Do not substitute a non-listed seal insert on a fire door application. Even if the housing is listed, the complete assembly listing typically specifies the insert type and material.

Where These Devices Show Up Across Building Types

Fire-rated automatic door bottoms appear across nearly every commercial and institutional occupancy:

  • Healthcare: Corridor-to-room doors, smoke barrier doors, and stairwell doors are all candidates. Automatic door bottoms help maintain the integrity of fire-rated smoke compartments without adding friction that could conflict with ADA opening force requirements.
  • Schools and educational facilities: Stairwell enclosures and corridor fire doors frequently require listed door bottoms. Budget-cycle replacements in older buildings often surface this as a deficiency during annual fire door inspections.
  • Retail and commercial construction: Tenant separation walls in multi-tenant retail, exit corridor doors, and mechanical room entries commonly require rated hardware sets that include automatic door bottoms.
  • Industrial facilities: Fire-rated openings between production and office areas or between sprinklered and non-sprinklered zones may require automatic door bottoms as part of the rated assembly.

Annual Fire Door Inspection: What Gets Flagged

NFPA 80 requires annual inspection of fire door assemblies in buildings subject to NFPA 101 enforcement. The door bottom is one of the most commonly noted deficiency areas, for several reasons:

  • The floor gap has grown over time due to settling, threshold wear, or previous undercut repairs that went too far.
  • The automatic mechanism has worn or seized, preventing the seal from dropping fully when the door closes.
  • A replacement door bottom was installed that is not listed for fire door use, even if it appears functionally similar to the original.
  • The device was surface-applied over an existing door bottom that was not removed, creating a compound that fails the gap test.

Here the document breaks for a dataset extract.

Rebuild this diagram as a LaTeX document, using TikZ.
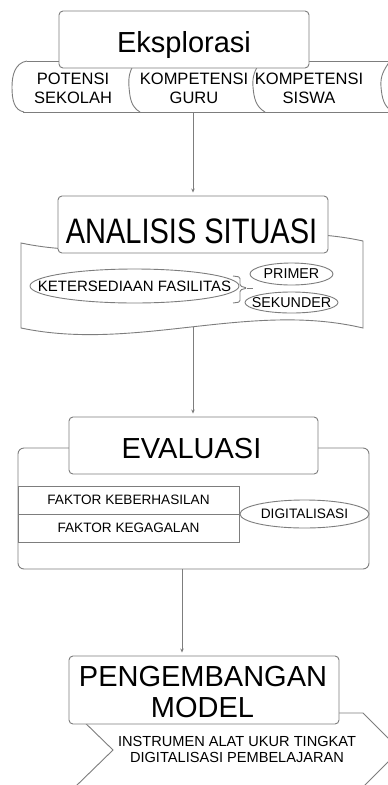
\documentclass[tikz,border=0pt]{standalone}
\usepackage{fontspec}
\setmainfont{Liberation Sans}
\usetikzlibrary{shapes.geometric,arrows.meta}
\definecolor{bordergray}{RGB}{125,125,125}
\begin{document}
\begin{tikzpicture}[x=1pt,y=-1pt,
  ln/.style={draw=bordergray, line width=0.9pt},
  bigbox/.style={ln, fill=white, rounded corners=4pt, inner sep=0pt},
  bigtext/.style={anchor=base, inner sep=0pt, font=\fontsize{29}{33}\selectfont},
  tabtext/.style={align=center, inner sep=0pt, font=\fontsize{16.5}{19}\selectfont},
  oval/.style={ln, ellipse, inner sep=0pt, fill=white},
  ovaltext/.style={inner sep=0pt},
  row/.style={ln, inner sep=0pt, minimum width=221pt, minimum height=28pt, font=\fontsize{13.6}{16}\selectfont},
  conn/.style={ln, -{Stealth[length=4pt,width=3.5pt]}, shorten >=3pt}]
\clip (0,0) rectangle (388,785);
\fill[white] (0,0) rectangle (388,785);

% ---- Eksplorasi tab bar
\draw[ln] (27,61) -- (390,61);
\draw[ln] (23,112) -- (390,112);
\draw[ln] (27,61) .. controls (15,63) and (12,75) .. (12,87) .. controls (12,100) and (14,110) .. (24,112);
\draw[ln] (136,61) to[out=235,in=95] (129,87) to[out=-85,in=150] (140,112);
\draw[ln] (261,61) to[out=235,in=95] (253,87) to[out=-85,in=150] (265,112);
\draw[ln] (390,61) to[out=235,in=95] (381,87) to[out=-85,in=150] (393,112);
\node[bigbox, minimum width=250pt, minimum height=57pt] (eks) at (184,39.5) {};
\node[bigtext] (ekst) at (184,52) {Eksplorasi};
\node[tabtext] (t1) at (73,88) {POTENSI\\SEKOLAH};
\node[tabtext] (t2) at (194,88) {KOMPETENSI\\GURU};
\node[tabtext] (t3) at (309,88) {KOMPETENSI\\SISWA};
\coordinate (barb) at (193,112);

% ---- Analisis situasi
\draw[ln, fill=white] (21,243) .. controls (135,267) and (249,216) .. (363,241) -- (363,328)
   .. controls (249,301) and (135,352) .. (21,328) -- cycle;
\coordinate (waveb) at (193,327);
\node[bigbox, minimum width=270pt, minimum height=57pt] (ana) at (193,224.5) {};
\node[bigtext] (anat) at (191.5,243) {\scalebox{1}[1.22]{ANALISIS SITUASI}};
\node[oval, minimum width=209pt, minimum height=34pt] (ket) at (134.5,286) {};
\node[ovaltext, font=\fontsize{15}{18}\selectfont] (kett) at (ket.center) {KETERSEDIAAN FASILITAS};
\node[oval, minimum width=83pt, minimum height=22pt] (pri) at (291.5,274) {};
\node[ovaltext, font=\fontsize{14.3}{17}\selectfont] (prit) at (pri.center) {PRIMER};
\node[oval, minimum width=93pt, minimum height=21pt] (sek) at (291.5,302.5) {};
\node[ovaltext, font=\fontsize{14.3}{17}\selectfont] (sekt) at (sek.center) {SEKUNDER};
\coordinate (brtip) at (253,288);
\draw[ln, rounded corners=1.5pt] (233,276) -- (240,277) -- (240,286) -- (247,288) -- (240,290) -- (240,302) -- (233,303);
\draw[ln] (247,288) -- (brtip);
\draw[conn] (barb) -- (ana.north);

% ---- Evaluasi
\node[ln, rounded corners=6pt, minimum width=351pt, minimum height=121pt, inner sep=0pt] (evout) at (193.5,508.5) {};
\node[row] (fk1) at (128.5,500) {FAKTOR KEBERHASILAN};
\node[row] (fk2) at (128.5,528) {FAKTOR KEGAGALAN};
\node[oval, minimum width=129pt, minimum height=28pt] (dig) at (304.5,514) {};
\node[ovaltext, font=\fontsize{13.7}{16}\selectfont] (digt) at (dig.center) {DIGITALISASI};
\node[bigbox, minimum width=249pt, minimum height=57pt] (eva) at (193.5,445.5) {};
\node[bigtext] (evat) at (191.5,458) {EVALUASI};
\draw[conn] (waveb) -- (waveb |- eva.north);

% ---- Pengembangan model
\draw[ln, fill=white] (75,713) -- (363,713) -- (400,750) -- (363,787) -- (75,787) -- (113,750) -- cycle;
\node[bigbox, minimum width=270pt, minimum height=68pt] (pm) at (204,690) {};
\node[bigtext] (pmt1) at (203,686) {PENGEMBANGAN};
\node[bigtext] (pmt2) at (202.5,717) {MODEL};
\node[align=center, inner sep=0pt, font=\fontsize{14.6}{16}\selectfont] (ins) at (237,749) {INSTRUMEN ALAT UKUR TINGKAT\\DIGITALISASI PEMBELAJARAN};
\coordinate (pmx) at (182,0);
\draw[conn] (evout.south -| pmx) -- (pm.north -| pmx);
\end{tikzpicture}
\end{document}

When the inspector measures the gap at the door bottom and it exceeds 3/4 inch, the deficiency must be corrected. A properly specified and listed fire-rated automatic door bottom, sized to the actual floor gap, is the standard corrective path.

Specifying and Sourcing the Right Device

When quoting or specifying a fire-rated automatic door bottom, confirm the following before placing the order:

  • Door width and handing: Most auto door bottoms are cut to width and are not reversible without reordering.
  • Actual floor gap dimension: Measure at the worst point. The product drop spec must equal or exceed the measured gap.
  • Mounting style vs. door prep: Surface or semi-mortised, and whether factory prep is required on a fire-rated wood door.
  • Finish compatibility: Match the finish to the balance of the hardware set. Powder coat finishes on auto door bottoms are common in commercial applications and hold up better than painted finishes under repeated floor contact.
  • Fire listing: Confirm the product carries a listing acceptable to your AHJ for the required fire rating on that opening.

DoorwaysPlus carries fire-rated automatic door bottoms from Pemko in surface-mount and semi-mortised configurations, in standard commercial lengths and multiple finishes. If your project requires a comparable option, we can also quote from other preferred lines in our gasketing and weatherseal category.

Bottom Line for Contractors and Facility Managers

A fire-rated automatic door bottom is not a generic sweep. The drop spec, listing, seal material, and mounting method all feed directly into whether the door bottom does its job at annual inspection. Get the field measurement first, verify the listing, and match the mounting style to what the door label service procedure allows. The hardware decision follows from those facts, not the other way around.